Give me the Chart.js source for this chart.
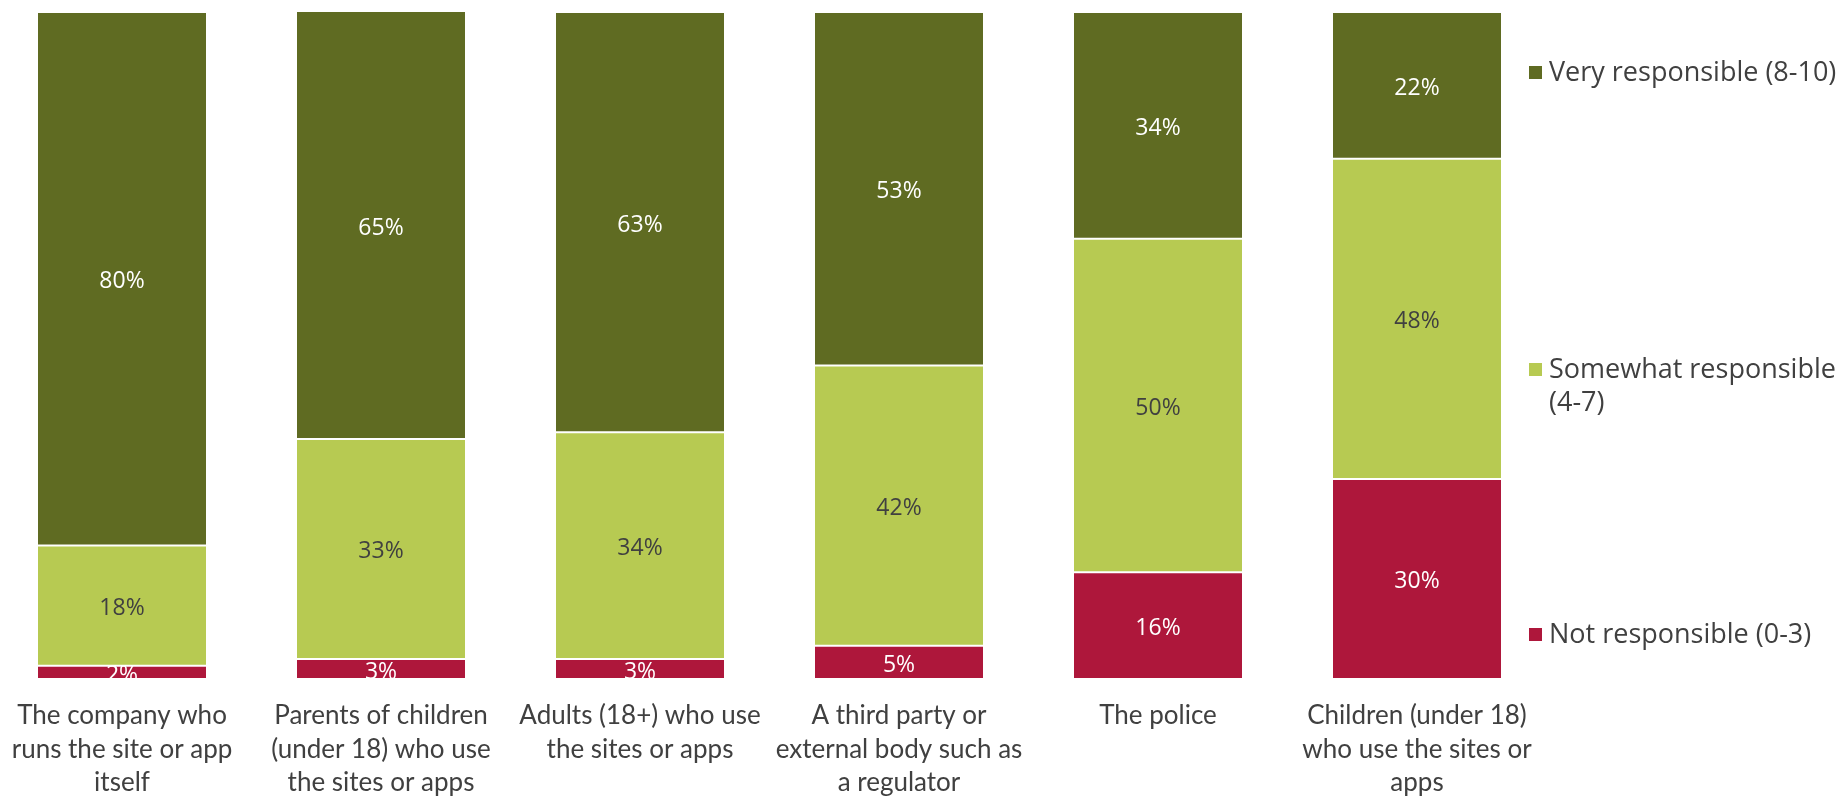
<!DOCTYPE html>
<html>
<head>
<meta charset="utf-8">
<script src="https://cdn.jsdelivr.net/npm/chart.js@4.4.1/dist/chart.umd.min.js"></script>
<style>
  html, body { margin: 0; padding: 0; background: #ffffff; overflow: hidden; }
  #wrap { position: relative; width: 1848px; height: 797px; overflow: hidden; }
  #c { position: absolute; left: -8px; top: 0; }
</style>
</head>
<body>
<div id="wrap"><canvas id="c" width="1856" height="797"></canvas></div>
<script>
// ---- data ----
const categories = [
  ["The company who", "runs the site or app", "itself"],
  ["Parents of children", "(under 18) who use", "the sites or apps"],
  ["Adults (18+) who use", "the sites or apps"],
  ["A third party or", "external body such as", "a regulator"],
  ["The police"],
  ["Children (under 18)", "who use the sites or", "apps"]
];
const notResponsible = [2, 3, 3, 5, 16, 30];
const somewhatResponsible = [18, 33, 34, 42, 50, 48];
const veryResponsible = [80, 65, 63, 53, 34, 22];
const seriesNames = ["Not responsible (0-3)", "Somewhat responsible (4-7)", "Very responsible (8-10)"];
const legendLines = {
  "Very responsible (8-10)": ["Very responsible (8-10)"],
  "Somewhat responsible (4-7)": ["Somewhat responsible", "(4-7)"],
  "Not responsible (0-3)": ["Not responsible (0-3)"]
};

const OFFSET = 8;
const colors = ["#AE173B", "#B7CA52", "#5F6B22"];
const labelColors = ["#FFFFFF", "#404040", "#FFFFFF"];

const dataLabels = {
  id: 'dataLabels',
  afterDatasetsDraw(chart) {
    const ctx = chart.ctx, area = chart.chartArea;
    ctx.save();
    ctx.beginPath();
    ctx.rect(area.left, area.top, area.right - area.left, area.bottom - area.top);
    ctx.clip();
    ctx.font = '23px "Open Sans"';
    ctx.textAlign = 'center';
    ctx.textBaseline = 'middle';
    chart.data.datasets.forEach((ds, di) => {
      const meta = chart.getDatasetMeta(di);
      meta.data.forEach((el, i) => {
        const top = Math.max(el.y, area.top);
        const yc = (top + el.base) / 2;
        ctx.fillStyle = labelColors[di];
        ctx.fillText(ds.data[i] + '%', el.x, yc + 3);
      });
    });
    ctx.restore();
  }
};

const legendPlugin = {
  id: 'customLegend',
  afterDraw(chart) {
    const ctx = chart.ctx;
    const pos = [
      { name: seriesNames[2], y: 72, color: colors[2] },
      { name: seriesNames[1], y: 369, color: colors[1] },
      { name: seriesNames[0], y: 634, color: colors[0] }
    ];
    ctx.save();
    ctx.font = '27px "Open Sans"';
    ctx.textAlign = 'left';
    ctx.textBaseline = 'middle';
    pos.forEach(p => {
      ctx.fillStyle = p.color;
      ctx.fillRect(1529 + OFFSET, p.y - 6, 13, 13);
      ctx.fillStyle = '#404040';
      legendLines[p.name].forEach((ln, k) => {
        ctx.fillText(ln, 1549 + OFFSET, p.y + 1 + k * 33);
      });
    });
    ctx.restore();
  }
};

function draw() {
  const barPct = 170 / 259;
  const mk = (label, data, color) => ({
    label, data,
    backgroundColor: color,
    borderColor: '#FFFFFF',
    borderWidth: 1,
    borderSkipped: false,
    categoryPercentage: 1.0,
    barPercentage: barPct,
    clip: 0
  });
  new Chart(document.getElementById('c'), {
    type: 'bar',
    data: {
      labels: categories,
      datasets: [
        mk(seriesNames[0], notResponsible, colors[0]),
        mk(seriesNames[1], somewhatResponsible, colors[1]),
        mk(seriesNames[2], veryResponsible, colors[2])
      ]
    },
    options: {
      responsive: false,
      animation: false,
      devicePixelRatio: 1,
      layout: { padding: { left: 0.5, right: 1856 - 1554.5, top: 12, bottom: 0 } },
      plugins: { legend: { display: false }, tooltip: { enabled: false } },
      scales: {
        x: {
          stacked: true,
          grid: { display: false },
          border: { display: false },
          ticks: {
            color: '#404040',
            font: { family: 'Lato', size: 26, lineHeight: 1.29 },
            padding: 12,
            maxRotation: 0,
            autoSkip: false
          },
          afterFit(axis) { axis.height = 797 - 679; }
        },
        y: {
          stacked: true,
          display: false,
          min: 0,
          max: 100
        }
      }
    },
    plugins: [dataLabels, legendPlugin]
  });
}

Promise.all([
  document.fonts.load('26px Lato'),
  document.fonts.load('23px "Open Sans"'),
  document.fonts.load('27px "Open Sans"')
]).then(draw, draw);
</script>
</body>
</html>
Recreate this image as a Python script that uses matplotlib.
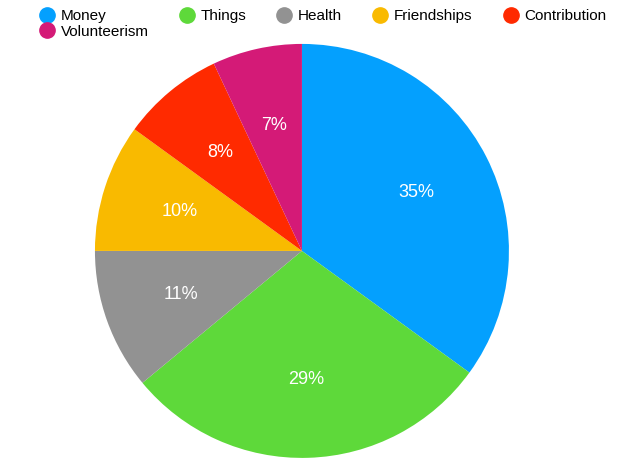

▶ [Written exercise]: Pictures stay out; repeat all the rest of the records exactly.

▶ [Right answer]:
Give me the Chart.js source for this chart.
<!DOCTYPE html>
<html>
<head>
<meta charset="utf-8">
<script src="https://cdn.jsdelivr.net/npm/chart.js@4.4.1/dist/chart.umd.min.js"></script>
<style>
  html, body { margin: 0; padding: 0; background: #ffffff; overflow: hidden; }
  #wrap { position: relative; width: 1848px; height: 797px; overflow: hidden; }
  #c { position: absolute; left: -8px; top: 0; }
</style>
</head>
<body>
<div id="wrap"><canvas id="c" width="1856" height="797"></canvas></div>
<script>
// ---- data ----
const categories = [
  ["The company who", "runs the site or app", "itself"],
  ["Parents of children", "(under 18) who use", "the sites or apps"],
  ["Adults (18+) who use", "the sites or apps"],
  ["A third party or", "external body such as", "a regulator"],
  ["The police"],
  ["Children (under 18)", "who use the sites or", "apps"]
];
const notResponsible = [2, 3, 3, 5, 16, 30];
const somewhatResponsible = [18, 33, 34, 42, 50, 48];
const veryResponsible = [80, 65, 63, 53, 34, 22];
const seriesNames = ["Not responsible (0-3)", "Somewhat responsible (4-7)", "Very responsible (8-10)"];
const legendLines = {
  "Very responsible (8-10)": ["Very responsible (8-10)"],
  "Somewhat responsible (4-7)": ["Somewhat responsible", "(4-7)"],
  "Not responsible (0-3)": ["Not responsible (0-3)"]
};

const OFFSET = 8;
const colors = ["#AE173B", "#B7CA52", "#5F6B22"];
const labelColors = ["#FFFFFF", "#404040", "#FFFFFF"];

const dataLabels = {
  id: 'dataLabels',
  afterDatasetsDraw(chart) {
    const ctx = chart.ctx, area = chart.chartArea;
    ctx.save();
    ctx.beginPath();
    ctx.rect(area.left, area.top, area.right - area.left, area.bottom - area.top);
    ctx.clip();
    ctx.font = '23px "Open Sans"';
    ctx.textAlign = 'center';
    ctx.textBaseline = 'middle';
    chart.data.datasets.forEach((ds, di) => {
      const meta = chart.getDatasetMeta(di);
      meta.data.forEach((el, i) => {
        const top = Math.max(el.y, area.top);
        const yc = (top + el.base) / 2;
        ctx.fillStyle = labelColors[di];
        ctx.fillText(ds.data[i] + '%', el.x, yc + 3);
      });
    });
    ctx.restore();
  }
};

const legendPlugin = {
  id: 'customLegend',
  afterDraw(chart) {
    const ctx = chart.ctx;
    const pos = [
      { name: seriesNames[2], y: 72, color: colors[2] },
      { name: seriesNames[1], y: 369, color: colors[1] },
      { name: seriesNames[0], y: 634, color: colors[0] }
    ];
    ctx.save();
    ctx.font = '27px "Open Sans"';
    ctx.textAlign = 'left';
    ctx.textBaseline = 'middle';
    pos.forEach(p => {
      ctx.fillStyle = p.color;
      ctx.fillRect(1529 + OFFSET, p.y - 6, 13, 13);
      ctx.fillStyle = '#404040';
      legendLines[p.name].forEach((ln, k) => {
        ctx.fillText(ln, 1549 + OFFSET, p.y + 1 + k * 33);
      });
    });
    ctx.restore();
  }
};

function draw() {
  const barPct = 170 / 259;
  const mk = (label, data, color) => ({
    label, data,
    backgroundColor: color,
    borderColor: '#FFFFFF',
    borderWidth: 1,
    borderSkipped: false,
    categoryPercentage: 1.0,
    barPercentage: barPct,
    clip: 0
  });
  new Chart(document.getElementById('c'), {
    type: 'bar',
    data: {
      labels: categories,
      datasets: [
        mk(seriesNames[0], notResponsible, colors[0]),
        mk(seriesNames[1], somewhatResponsible, colors[1]),
        mk(seriesNames[2], veryResponsible, colors[2])
      ]
    },
    options: {
      responsive: false,
      animation: false,
      devicePixelRatio: 1,
      layout: { padding: { left: 0.5, right: 1856 - 1554.5, top: 12, bottom: 0 } },
      plugins: { legend: { display: false }, tooltip: { enabled: false } },
      scales: {
        x: {
          stacked: true,
          grid: { display: false },
          border: { display: false },
          ticks: {
            color: '#404040',
            font: { family: 'Lato', size: 26, lineHeight: 1.29 },
            padding: 12,
            maxRotation: 0,
            autoSkip: false
          },
          afterFit(axis) { axis.height = 797 - 679; }
        },
        y: {
          stacked: true,
          display: false,
          min: 0,
          max: 100
        }
      }
    },
    plugins: [dataLabels, legendPlugin]
  });
}

Promise.all([
  document.fonts.load('26px Lato'),
  document.fonts.load('23px "Open Sans"'),
  document.fonts.load('27px "Open Sans"')
]).then(draw, draw);
</script>
</body>
</html>
Recreate this image as a Python script that uses matplotlib.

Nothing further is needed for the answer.